▶ **EXTRACTED DATA**:

------------------------------------

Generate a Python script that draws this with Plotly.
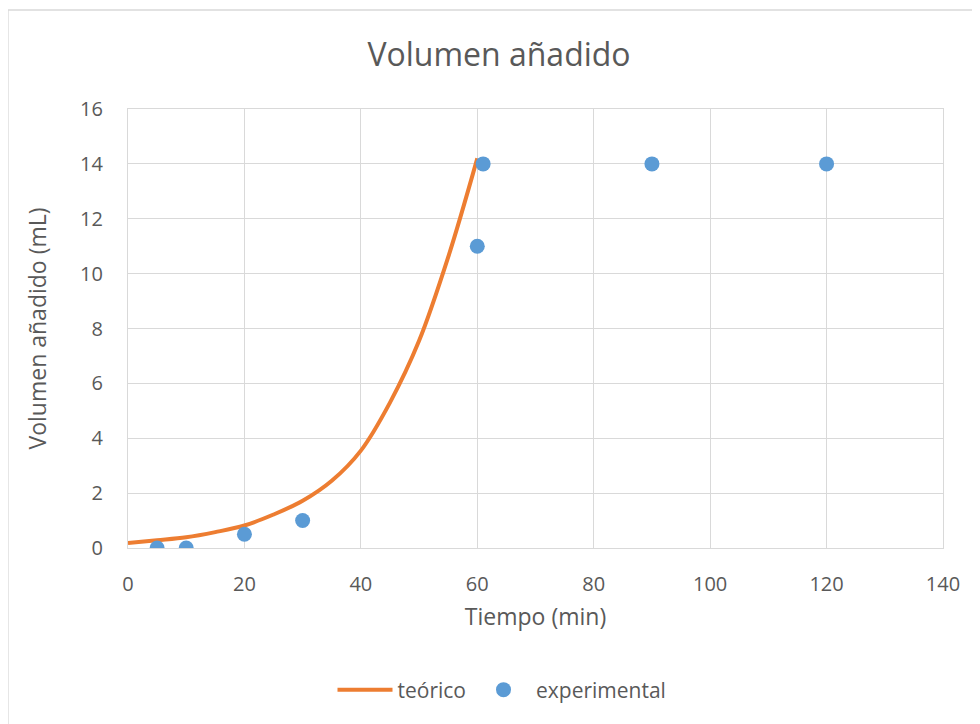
import plotly.graph_objects as go

# Theoretical curve
t_teo = [0, 5, 10, 15, 20, 25, 30, 35, 40, 45, 50, 55, 60]
v_teo = [0.18, 0.28, 0.39, 0.58, 0.82, 1.22, 1.72, 2.45, 3.55, 5.3, 7.55, 10.6, 14.2]

# Experimental points
t_exp = [5, 10, 20, 30, 60, 61, 90, 120]
v_exp = [0, 0, 0.5, 1, 11, 14, 14, 14]

x_ticks = [0, 20, 40, 60, 80, 100, 120, 140]
y_ticks = [0, 2, 4, 6, 8, 10, 12, 14, 16]

FONT = "Open Sans"
TXT = "#595959"
GRID = "#D9D9D9"

W, H = 972, 716
L, T, R, B = 120, 101, 37, 176
PW, PH = W - L - R, H - T - B

fig = go.Figure()
fig.add_trace(go.Scatter(
    x=t_teo, y=v_teo, mode="lines", name="teórico",
    line=dict(color="#ED7D31", width=4, shape="spline", smoothing=1.0),
))
fig.add_trace(go.Scatter(
    x=t_exp, y=v_exp, mode="markers", name="experimental",
    marker=dict(color="#5B9BD5", size=15),
))

fig.update_layout(
    width=W, height=H,
    paper_bgcolor="white", plot_bgcolor="white",
    margin=dict(l=L, r=R, t=T, b=B, pad=0),
    font=dict(family=FONT, color=TXT, size=20),
    title=dict(text="Volumen añadido", x=491/W, xanchor="center",
               y=1 - 47/H, yanchor="middle",
               font=dict(family=FONT, size=32, color=TXT)),
    xaxis=dict(range=[0, 140], tickvals=x_ticks, showgrid=True, gridcolor=GRID,
               gridwidth=1.3, zeroline=False, showline=True, mirror=True,
               linecolor=GRID, linewidth=1.3, ticks="", ticklabelstandoff=18,
               tickfont=dict(size=20, color=TXT),
               title=dict(text="Tiempo (min)", font=dict(size=23, color=TXT), standoff=12)),
    yaxis=dict(range=[0, 16], tickvals=y_ticks, showgrid=True, gridcolor=GRID,
               gridwidth=1.3, zeroline=False, showline=True, mirror=True,
               linecolor=GRID, linewidth=1.3, ticks="", ticklabelstandoff=20,
               tickfont=dict(size=20, color=TXT),
               title=dict(text="Volumen añadido (mL)", font=dict(size=23, color=TXT), standoff=26)),
    legend=dict(orientation="h", x=(494 - L)/PW, xanchor="center", y=-(682 - (T + PH))/PH,
                yanchor="middle", font=dict(size=21, color=TXT),
                itemwidth=55, bgcolor="rgba(0,0,0,0)"),
    shapes=[dict(type="rect", xref="paper", yref="paper",
                 x0=(0 - L)/PW, x1=1.2, y0=-0.6, y1=(T + PH - 2)/PH,
                 line=dict(color=GRID, width=1.3), layer="below")],
)

fig.write_html("out.html")
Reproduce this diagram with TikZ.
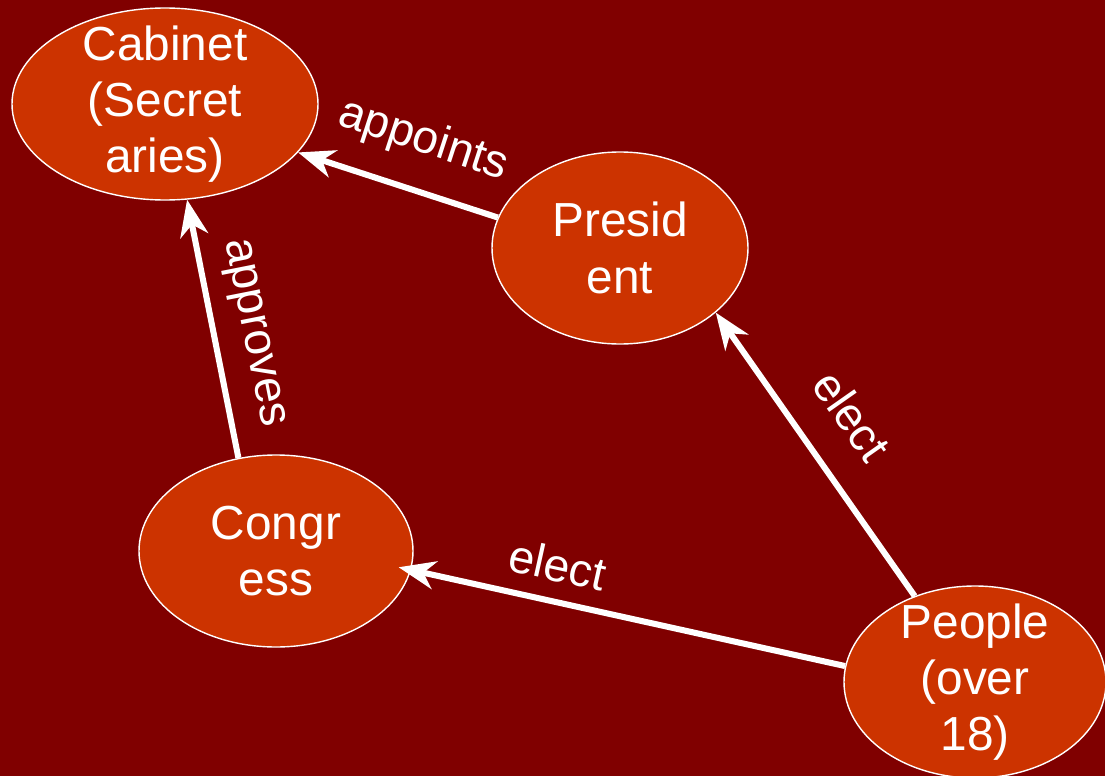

------------------------------------

▶ **DIRECTIVE**:
Without the pictures, print the whole listing exactly as given.

▶ **RESULT OF THIS TASK**:
Generate a Python script that draws this with Plotly.
import plotly.graph_objects as go

# Theoretical curve
t_teo = [0, 5, 10, 15, 20, 25, 30, 35, 40, 45, 50, 55, 60]
v_teo = [0.18, 0.28, 0.39, 0.58, 0.82, 1.22, 1.72, 2.45, 3.55, 5.3, 7.55, 10.6, 14.2]

# Experimental points
t_exp = [5, 10, 20, 30, 60, 61, 90, 120]
v_exp = [0, 0, 0.5, 1, 11, 14, 14, 14]

x_ticks = [0, 20, 40, 60, 80, 100, 120, 140]
y_ticks = [0, 2, 4, 6, 8, 10, 12, 14, 16]

FONT = "Open Sans"
TXT = "#595959"
GRID = "#D9D9D9"

W, H = 972, 716
L, T, R, B = 120, 101, 37, 176
PW, PH = W - L - R, H - T - B

fig = go.Figure()
fig.add_trace(go.Scatter(
    x=t_teo, y=v_teo, mode="lines", name="teórico",
    line=dict(color="#ED7D31", width=4, shape="spline", smoothing=1.0),
))
fig.add_trace(go.Scatter(
    x=t_exp, y=v_exp, mode="markers", name="experimental",
    marker=dict(color="#5B9BD5", size=15),
))

fig.update_layout(
    width=W, height=H,
    paper_bgcolor="white", plot_bgcolor="white",
    margin=dict(l=L, r=R, t=T, b=B, pad=0),
    font=dict(family=FONT, color=TXT, size=20),
    title=dict(text="Volumen añadido", x=491/W, xanchor="center",
               y=1 - 47/H, yanchor="middle",
               font=dict(family=FONT, size=32, color=TXT)),
    xaxis=dict(range=[0, 140], tickvals=x_ticks, showgrid=True, gridcolor=GRID,
               gridwidth=1.3, zeroline=False, showline=True, mirror=True,
               linecolor=GRID, linewidth=1.3, ticks="", ticklabelstandoff=18,
               tickfont=dict(size=20, color=TXT),
               title=dict(text="Tiempo (min)", font=dict(size=23, color=TXT), standoff=12)),
    yaxis=dict(range=[0, 16], tickvals=y_ticks, showgrid=True, gridcolor=GRID,
               gridwidth=1.3, zeroline=False, showline=True, mirror=True,
               linecolor=GRID, linewidth=1.3, ticks="", ticklabelstandoff=20,
               tickfont=dict(size=20, color=TXT),
               title=dict(text="Volumen añadido (mL)", font=dict(size=23, color=TXT), standoff=26)),
    legend=dict(orientation="h", x=(494 - L)/PW, xanchor="center", y=-(682 - (T + PH))/PH,
                yanchor="middle", font=dict(size=21, color=TXT),
                itemwidth=55, bgcolor="rgba(0,0,0,0)"),
    shapes=[dict(type="rect", xref="paper", yref="paper",
                 x0=(0 - L)/PW, x1=1.2, y0=-0.6, y1=(T + PH - 2)/PH,
                 line=dict(color=GRID, width=1.3), layer="below")],
)

fig.write_html("out.html")
Reproduce this diagram with TikZ.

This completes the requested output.